Ao contrário de thrillers tradicionais, Inverno da Alma não recorre a reviravoltas ou a confrontos explosivos. A tensão acontece de forma meticulosa e constante, construindo suspense nas entrelinhas e na proximidade do perigo, em vez de em cenas de ação. Os “vilões” aqui não são arquétipos do mal, mas sim pessoas com suas próprias razões e limites, cujas ações refletem um sistema de valores comunitários que colide com a busca de Ree pela verdade.

Outro ponto de destaque é a performance de John Hawkes como Teardrop, o tio instável de Ree, que vive na fronteira entre a brutalidade e a lealdade. Teardrop é uma figura ambígua e imprevisível, cujas ações são movidas tanto pelo amor quanto pelo medo das repercussões. Hawkes entrega um desempenho que revela camadas de complexidade, mostrando a relação frágil entre ele e Ree, e as consequências das escolhas difíceis que ambos precisam enfrentar.

A direção de Granik é cuidadosa e minimalista, permitindo que o foco permaneça nos personagens e em suas lutas internas, em vez de em eventos que forcem a narrativa.
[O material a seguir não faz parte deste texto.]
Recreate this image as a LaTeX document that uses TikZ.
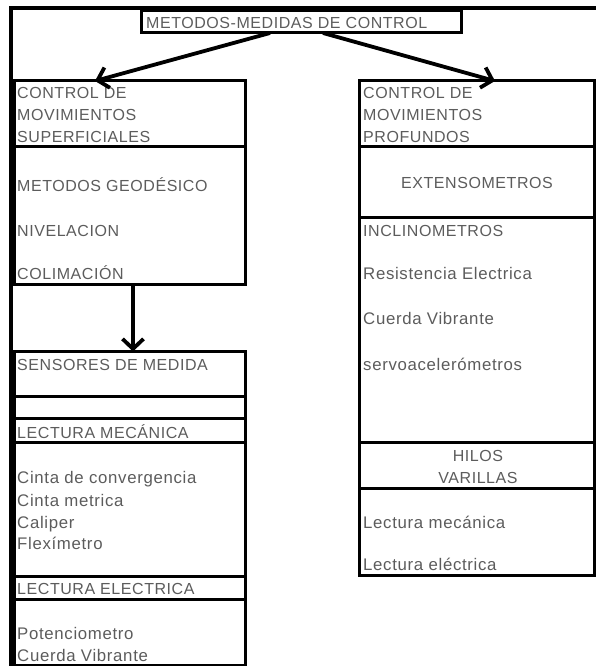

Essa abordagem introspectiva e não convencional é parte do que torna Inverno da Alma uma experiência imersiva e emocionalmente densa. Ao privilegiar a autenticidade e o retrato nu e cru de uma realidade social, o filme se destaca em meio a thrillers mais formulaicos.

Inverno da Alma também levanta questões sobre lealdade e sobrevivência, explorando os dilemas morais que Ree enfrenta ao desafiar os valores de sua comunidade. As regras não são questionadas, e a menor falha pode significar um destino fatal. A força de Ree não está apenas em sua coragem física, mas em sua decisão de seguir em frente, mesmo quando tudo à sua volta parece conspirar contra ela, mostrando a resistência de quem luta para proteger o que ama.

Em essência, Inverno da Alma é uma obra sobre sacrifício e a capacidade humana de resistir. Ree é uma protagonista improvável, sem habilidades extraordinárias, mas é exatamente essa falta de artifícios que torna sua jornada tão impactante. O filme, guiado por uma atmosfera envolvente e performances memoráveis, revela-se como uma das joias do cinema independente, provando que o impacto emocional não depende de orçamentos altos, mas sim de uma conexão genuína com a experiência humana.